Die Angelobung am Montag nutzte Van der Bellen für lobende und mahnende Worte an die neue Regierung. Feierlich und gelöst lief die Zeremonie ab - Van der Bellen zeigte keine saure und versteinerte Miene wie einst Bundespräsident Thomas Klestil bei der Angelobung von Schwarz-Blau I. Der Präsident lobte die Regierungsspitze für ihre kooperative und lösungsorientierte Art bei den Gesprächen in den vergangenen Wochen. Man habe gemeinsam intensiv daran gearbeitet, tragfähige Lösungen zu finden. Dies sei gelungen, das schätze er sehr, "und so muss eine Bundesregierung auch arbeiten".

Verständnis zeigte der Bundespräsident aber auch für jene, die der Regierung skeptisch oder ablehnend gegenüber stehen: "Es ist in einer Demokratie eben so, dass unterschiedliche Meinungen existieren." Von der Regierung erwartet das Staatsoberhaupt, die Verantwortung für Österreichs gemeinsame Geschichte zu übernehmen, "für helle wie für dunkle Seiten". Ferner forderte Van der Bellen Achtsamkeit beim Gebrauch der Sprache ein.
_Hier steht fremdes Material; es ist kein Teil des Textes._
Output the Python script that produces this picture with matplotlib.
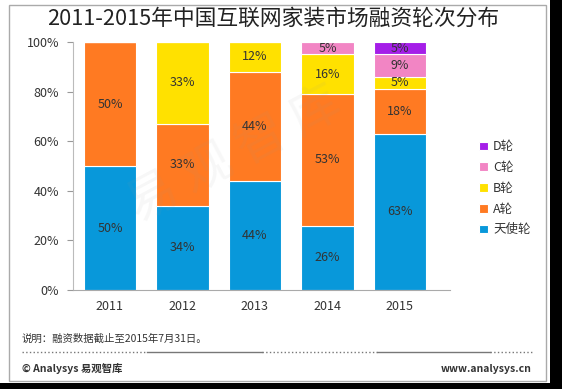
import matplotlib.pyplot as plt
from matplotlib.patches import Rectangle
from matplotlib.lines import Line2D

plt.rcParams['font.family'] = ['Noto Sans CJK SC', 'DejaVu Sans']

# data
years = ['2011', '2012', '2013', '2014', '2015']
rounds = ['天使轮', 'A轮', 'B轮', 'C轮', 'D轮']
angel = [50, 34, 44, 26, 63]
round_a = [50, 33, 44, 53, 18]
round_b = [0, 33, 12, 16, 5]
round_c = [0, 0, 0, 5, 9]
round_d = [0, 0, 0, 0, 5]
colors = ['#0898DA', '#FF7A22', '#FFE100', '#F285C4', '#A51EE8']

series = [angel, round_a, round_b, round_c, round_d]

W, H = 562, 389
fig = plt.figure(figsize=(W / 100, H / 100), dpi=100)
ax = fig.add_axes([73 / W, 1 - 290 / H, (450 - 73) / W, (290 - 42) / H])

x = range(len(years))
bottom = [0] * len(years)
handles = []
for vals, name, c in zip(series, rounds, colors):
    b = ax.bar(x, vals, width=0.73, bottom=bottom, color=c,
               edgecolor='white', linewidth=0.8, label=name)
    handles.append(b)
    for i, v in enumerate(vals):
        if v > 0:
            ax.text(i, bottom[i] + v / 2, f'{v}%', ha='center', va='center',
                    fontsize=9, color='#333333')
    bottom = [bt + v for bt, v in zip(bottom, vals)]

ax.set_xlim(-0.51, 4.69)
ax.set_ylim(0, 100)
ax.set_yticks([0, 20, 40, 60, 80, 100])
ax.set_yticklabels(['0%', '20%', '40%', '60%', '80%', '100%'])
ax.set_xticks(list(x))
ax.set_xticklabels(years)
ax.tick_params(axis='y', labelsize=9, colors='#999999', labelcolor='#333333',
               length=4, direction='out', pad=6)
ax.tick_params(axis='x', labelsize=9, labelcolor='#333333', length=0, pad=7)
for s in ['top', 'right']:
    ax.spines[s].set_visible(False)
ax.spines['left'].set_color('#bbbbbb')
ax.spines['bottom'].set_color('#aaaaaa')
ax.set_zorder(2)
ax.patch.set_alpha(0)

# legend
fig.legend(handles[::-1], rounds[::-1], loc='upper left',
           bbox_to_anchor=(468 / W, 1 - 129 / H), frameon=False,
           fontsize=9, labelspacing=0.62, handlelength=0.7, handleheight=0.7,
           handletextpad=0.4, labelcolor='#333333')

# title
fig.text(273 / W, 1 - 19 / H, '2011-2015年中国互联网家装市场融资轮次分布',
         ha='center', va='center', fontsize=15.7, color='#222222')

# watermark
fig.text(235 / W, 1 - 155 / H, '易 观 智 库', ha='center', va='center',
         fontsize=36, color='#999999', alpha=0.08, rotation=28)

# footer
fig.text(22 / W, 1 - 339 / H, '说明：融资数据截止至2015年7月31日。',
         ha='left', va='center', fontsize=7.5, color='#333333')
segs = [(22, 147, ':'), (147, 262, '-'), (262, 377, ':'), (377, 490, '-'), (490, 532, ':')]
for x0, x1, ls in segs:
    fig.add_artist(Line2D([x0 / W, x1 / W], [1 - 352 / H, 1 - 352 / H],
                          color='#777777', lw=1, ls=ls))
fig.text(22 / W, 1 - 368 / H, '© Analysys 易观智库', ha='left', va='center',
         fontsize=7.5, color='#333333', fontweight='bold')
fig.text(532 / W, 1 - 369 / H, 'www.analysys.cn', ha='right', va='center',
         fontsize=7.5, color='#333333', fontweight='bold')

# frame and dark margin
fig.add_artist(Rectangle((9 / W, 1 - 381 / H), (546 - 9) / W, (381 - 5) / H,
                         fill=False, edgecolor='#aaaaaa', lw=1))
fig.add_artist(Rectangle((550 / W, 0), 12 / W, 1, color='black', lw=0))
fig.add_artist(Rectangle((0, 0), 1, 6 / H, color='black', lw=0))

fig.savefig('out.png', dpi=100)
Es brauche auch Respekt vor Andersdenken und Minderheitenrechte: "Am Umgang mit den Schwächsten zeigt sich, was unsere Werte wirklich wert sind."

Ungewöhnlich waren zwei weitere Dinge: Erstens verzichtete Van der Bellen darauf, die Titel der Regierungsmitglieder vorzulesen ("Das ist mir zu umständlich"), zweitens begnügte er sich nicht damit, einfach die Gelöbnisformel abzunehmen, sondern wechselte mit jedem Minister und Staatssekretär auch noch einige persönliche Worte. "Ich wünsche Ihnen nicht zu viel Stress", meinte Van der Bellen nach erfüllter Mission.